• [THE EXERCISE] Leave the pictures out and retype the lines from the beginning through the line with "facade structure fixing</text>", both ends included.

BEGIN COLLECTED DATA

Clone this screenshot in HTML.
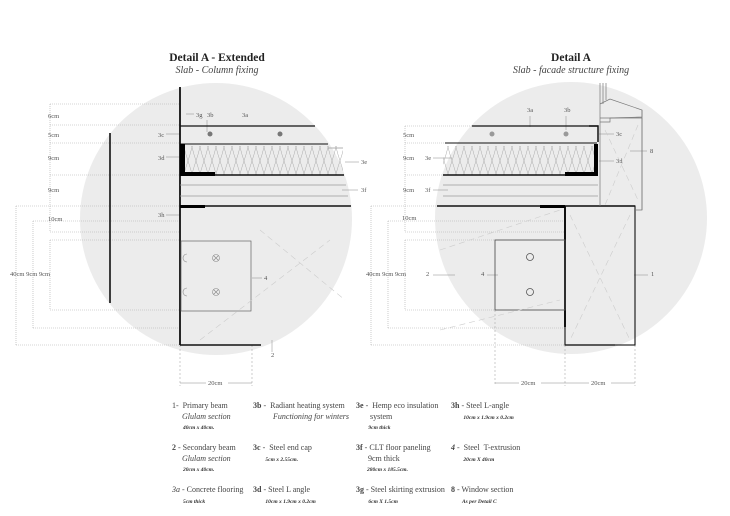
<!DOCTYPE html>
<html><head><meta charset="utf-8"><style>
html,body{margin:0;padding:0;background:#fff;}
svg{display:block;font-family:"Liberation Serif",serif;}
.l{position:absolute;font-family:"Liberation Serif",serif;color:#444;font-size:8px;line-height:10.5px;white-space:nowrap}
.s{font-size:5.5px;font-style:italic;font-weight:bold;color:#333}
</style></head><body>
<div style="position:relative;width:730px;height:516px;overflow:hidden">
<svg width="730" height="516" viewBox="0 0 730 516">
<defs>
<pattern id="ins" x="0" y="146" width="8" height="29" patternUnits="userSpaceOnUse">
<path d="M0,1 C2,10 6,20 8,28 M8,1 C6,10 2,20 0,28 M0,28 Q4,34 8,28 M0,1 Q4,-5 8,1" fill="none" stroke="#aaa" stroke-width="0.5"/>
</pattern>
</defs>
<circle cx="216" cy="219" r="136" fill="#ececec"/>
<circle cx="571" cy="218" r="136" fill="#ececec"/>
<text x="217" y="61" text-anchor="middle" font-size="11.5" font-weight="bold" fill="#222">Detail A - Extended</text>
<text x="217" y="73" text-anchor="middle" font-size="10" font-style="italic" fill="#444">Slab - Column fixing</text>
<text x="571" y="61" text-anchor="middle" font-size="11.5" font-weight="bold" fill="#222">Detail A</text>
<text x="571" y="73" text-anchor="middle" font-size="10" font-style="italic" fill="#444">Slab - facade structure fixing</text>

<g stroke="#aaa" stroke-width="0.6" stroke-dasharray="1,1" fill="none">
<path d="M50 104H180M50 125H180M50 143H180M50 175H180M16 206H180M33 221H180M50 232H180M50 240H180M50 310H180M33 328H180M16 345H180"/>
<path d="M50 104V232M16 206V345M33 221V328M50 240V310"/>
<path d="M180 345V386M252 345V386" stroke-dasharray="2,2"/>
</g>
<g font-size="6.5" fill="#555">
<text x="48" y="118">6cm</text><text x="48" y="137">5cm</text><text x="48" y="160">9cm</text><text x="48" y="192">9cm</text><text x="48" y="221">10cm</text>
<text x="10" y="276">40cm  9cm  9cm</text>
<text x="196" y="117">3g</text><text x="207" y="117">3b</text><text x="242" y="117">3a</text>
<text x="158" y="137">3c</text><text x="158" y="160">3d</text><text x="158" y="217">3h</text>
<text x="361" y="164">3e</text><text x="361" y="192">3f</text><text x="264" y="280">4</text><text x="271" y="357">2</text>
<text x="208" y="385">20cm</text>
</g>
<g stroke="#888" stroke-width="0.5">
<path d="M186 114H194M166 134H180M166 157H180M166 215H180M345 162H359M342 190H358M252 278H262M272 340V352M180 383H206M228 383H252"/>
<path d="M207 120V132"/>
</g>
<rect x="183" y="146" width="160" height="29" fill="url(#ins)"/>
<g stroke="#111" fill="none">
<path d="M180 87V345" stroke-width="1.8"/>
<path d="M180 126H315" stroke-width="1.3"/>
<path d="M180 144H328" stroke-width="1"/>
<path d="M180 175H344" stroke-width="1.5"/>
<path d="M180 206H351" stroke-width="1.6"/>
<path d="M180 345H261" stroke-width="1.6"/>
<path d="M110 133V303" stroke-width="1.6"/>
</g>
<path d="M180 185H346M180 196H348M328 148H343" stroke="#999" stroke-width="0.7"/>
<rect x="180" y="144" width="5" height="31" fill="#000"/>
<rect x="180" y="172" width="35" height="4" fill="#000"/>
<rect x="180" y="205" width="25" height="3" fill="#000"/>
<rect x="181" y="241" width="70" height="70" fill="none" stroke="#666" stroke-width="0.7"/>
<circle cx="210" cy="134" r="2.5" fill="#777"/><circle cx="280" cy="134" r="2.5" fill="#777"/>
<g stroke="#888" stroke-width="0.6" fill="none">
<circle cx="216" cy="258" r="3.5"/><path d="M213.5 255.5l5 5M218.5 255.5l-5 5"/>
<circle cx="216" cy="292" r="3.5"/><path d="M213.5 289.5l5 5M218.5 289.5l-5 5"/>
<path d="M187 254a4 4 0 0 0 0 8M187 288a4 4 0 0 0 0 8"/>
</g>
<path d="M200 340L330 240M260 230L345 300" stroke="#ccc" stroke-width="0.6" stroke-dasharray="6,4" fill="none"/>

<g stroke="#aaa" stroke-width="0.6" stroke-dasharray="1,1" fill="none">
<path d="M405 126H472M405 143H445M405 175H443M371 206H437M388 221H565M405 232H565M405 240H495M405 310H495M388 328H565M371 345H565"/>
<path d="M405 126V232M371 206V345M388 221V328M405 240V310"/>
<path d="M495 310V386M565 345V386M635 345V386" stroke-dasharray="2,2"/>
</g>
<g font-size="6.5" fill="#555">
<text x="403" y="137">5cm</text><text x="403" y="160">9cm</text><text x="425" y="160">3e</text><text x="403" y="192">9cm</text><text x="425" y="192">3f</text><text x="402" y="220">10cm</text>
<text x="366" y="276">40cm  9cm  9cm</text>
<text x="426" y="276">2</text><text x="481" y="276">4</text><text x="651" y="276">1</text>
<text x="527" y="112">3a</text><text x="564" y="112">3b</text><text x="616" y="136">3c</text><text x="616" y="163">3d</text><text x="650" y="153">8</text>
<text x="521" y="385">20cm</text><text x="591" y="385">20cm</text>
</g>
<g stroke="#888" stroke-width="0.5">
<path d="M433 158H452M433 190H448M433 275H455M487 275H498M634 275H648M599 134H614M599 161H614M630 151H647M495 383H519M541 383H565M565 383H589M611 383H635M530 116V127M566 116V130"/>
</g>
<rect x="443" y="146" width="153" height="29" fill="url(#ins)"/>
<g stroke="#111" fill="none">
<path d="M472 126H598" stroke-width="1.3"/>
<path d="M445 143H597" stroke-width="1"/>
<path d="M443 175H598" stroke-width="1.5"/>
<path d="M437 206H635" stroke-width="1.5"/>
<rect x="565" y="206" width="70" height="139" stroke-width="1.1"/>
<path d="M565 206V327" stroke-width="2"/>
<path d="M565 345H615" stroke-width="1.3"/>
<path d="M589 126H598V142" stroke-width="1.5"/>
</g>
<path d="M443 185H598M443 196H598" stroke="#999" stroke-width="0.7"/>
<rect x="594" y="144" width="4" height="31" fill="#000"/>
<rect x="565" y="172" width="33" height="4" fill="#000"/>
<rect x="540" y="205" width="25" height="3" fill="#000"/>
<rect x="495" y="240" width="70" height="70" fill="none" stroke="#555" stroke-width="0.9"/>
<circle cx="530" cy="257" r="3.5" fill="none" stroke="#555" stroke-width="0.8"/>
<circle cx="530" cy="292" r="3.5" fill="none" stroke="#555" stroke-width="0.8"/>
<circle cx="492" cy="134" r="2.5" fill="#999"/><circle cx="566" cy="134" r="2.5" fill="#999"/>
<g stroke="#777" stroke-width="0.7" fill="none">
<path d="M600 83V206M603 83V104M606 83V100M600 104L610 99L642 110V117L610 118V122L600 122"/>
<path d="M600 118H642V210H636"/>
<path d="M642 110V210"/>
</g>
<path d="M570 215L630 340M630 215L570 340M605 130L638 200M638 125L605 205" stroke="#ccc" stroke-width="0.6" stroke-dasharray="6,4" fill="none"/>
<path d="M440 250L560 210M440 330L560 300" stroke="#ccc" stroke-width="0.6" stroke-dasharray="6,4" fill="none"/>
</svg>

<div class="l" style="left:172px;top:401px">1- &nbsp;Primary beam<br><i>&nbsp;&nbsp;&nbsp;&nbsp;&nbsp;Glulam section</i><br><span class="s">&nbsp;&nbsp;&nbsp;&nbsp;&nbsp;&nbsp;&nbsp;&nbsp;40cm x 40cm.</span></div>
<div class="l" style="left:172px;top:443px"><b>2</b> - Secondary beam<br><i>&nbsp;&nbsp;&nbsp;&nbsp;&nbsp;Glulam section</i><br><span class="s">&nbsp;&nbsp;&nbsp;&nbsp;&nbsp;&nbsp;&nbsp;&nbsp;20cm x 40cm.</span></div>
<div class="l" style="left:172px;top:485px"><i>3a</i> - Concrete flooring<br><span class="s">&nbsp;&nbsp;&nbsp;&nbsp;&nbsp;&nbsp;&nbsp;&nbsp;5cm thick</span></div>
<div class="l" style="left:253px;top:401px"><b>3b</b> - &nbsp;Radiant heating system<br><i>&nbsp;&nbsp;&nbsp;&nbsp;&nbsp;&nbsp;&nbsp;&nbsp;&nbsp;&nbsp;Functioning for winters</i></div>
<div class="l" style="left:253px;top:443px"><b>3c</b> - &nbsp;Steel end cap<br><span class="s">&nbsp;&nbsp;&nbsp;&nbsp;&nbsp;&nbsp;&nbsp;&nbsp;&nbsp;5cm x 2.55cm.</span></div>
<div class="l" style="left:253px;top:485px"><b>3d</b> - Steel L angle<br><span class="s">&nbsp;&nbsp;&nbsp;&nbsp;&nbsp;&nbsp;&nbsp;&nbsp;&nbsp;10cm x 1.9cm x 0.2cm</span></div>
<div class="l" style="left:356px;top:401px"><b>3e</b> - &nbsp;Hemp eco insulation<br>&nbsp;&nbsp;&nbsp;&nbsp;&nbsp;&nbsp;&nbsp;system<br><span class="s">&nbsp;&nbsp;&nbsp;&nbsp;&nbsp;&nbsp;&nbsp;&nbsp;&nbsp;9cm thick</span></div>
<div class="l" style="left:356px;top:443px"><b>3f</b> - CLT floor paneling<br>&nbsp;&nbsp;&nbsp;&nbsp;&nbsp;&nbsp;9cm thick<br><span class="s">&nbsp;&nbsp;&nbsp;&nbsp;&nbsp;&nbsp;&nbsp;&nbsp;280cm x 185.5cm.</span></div>
<div class="l" style="left:356px;top:485px"><b>3g</b> - Steel skirting extrusion<br><span class="s">&nbsp;&nbsp;&nbsp;&nbsp;&nbsp;&nbsp;&nbsp;&nbsp;&nbsp;6cm X 1.5cm</span></div>
<div class="l" style="left:451px;top:401px"><b>3h</b> - Steel L-angle<br><span class="s">&nbsp;&nbsp;&nbsp;&nbsp;&nbsp;&nbsp;&nbsp;&nbsp;&nbsp;10cm x 1.9cm x 0.2cm</span></div>
<div class="l" style="left:451px;top:443px"><b><i>4</i></b> - &nbsp;Steel &nbsp;T-extrusion<br><span class="s">&nbsp;&nbsp;&nbsp;&nbsp;&nbsp;&nbsp;&nbsp;&nbsp;&nbsp;20cm X 40cm</span></div>
<div class="l" style="left:451px;top:485px"><b>8</b> - Window section<br><span class="s">&nbsp;&nbsp;&nbsp;&nbsp;&nbsp;&nbsp;&nbsp;&nbsp;As per Detail C</span></div>
</div>
</body></html>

END COLLECTED DATA

• [OUTPUT BELOW]
Clone this screenshot in HTML.
<!DOCTYPE html>
<html><head><meta charset="utf-8"><style>
html,body{margin:0;padding:0;background:#fff;}
svg{display:block;font-family:"Liberation Serif",serif;}
.l{position:absolute;font-family:"Liberation Serif",serif;color:#444;font-size:8px;line-height:10.5px;white-space:nowrap}
.s{font-size:5.5px;font-style:italic;font-weight:bold;color:#333}
</style></head><body>
<div style="position:relative;width:730px;height:516px;overflow:hidden">
<svg width="730" height="516" viewBox="0 0 730 516">
<defs>
<pattern id="ins" x="0" y="146" width="8" height="29" patternUnits="userSpaceOnUse">
<path d="M0,1 C2,10 6,20 8,28 M8,1 C6,10 2,20 0,28 M0,28 Q4,34 8,28 M0,1 Q4,-5 8,1" fill="none" stroke="#aaa" stroke-width="0.5"/>
</pattern>
</defs>
<circle cx="216" cy="219" r="136" fill="#ececec"/>
<circle cx="571" cy="218" r="136" fill="#ececec"/>
<text x="217" y="61" text-anchor="middle" font-size="11.5" font-weight="bold" fill="#222">Detail A - Extended</text>
<text x="217" y="73" text-anchor="middle" font-size="10" font-style="italic" fill="#444">Slab - Column fixing</text>
<text x="571" y="61" text-anchor="middle" font-size="11.5" font-weight="bold" fill="#222">Detail A</text>
<text x="571" y="73" text-anchor="middle" font-size="10" font-style="italic" fill="#444">Slab - facade structure fixing</text>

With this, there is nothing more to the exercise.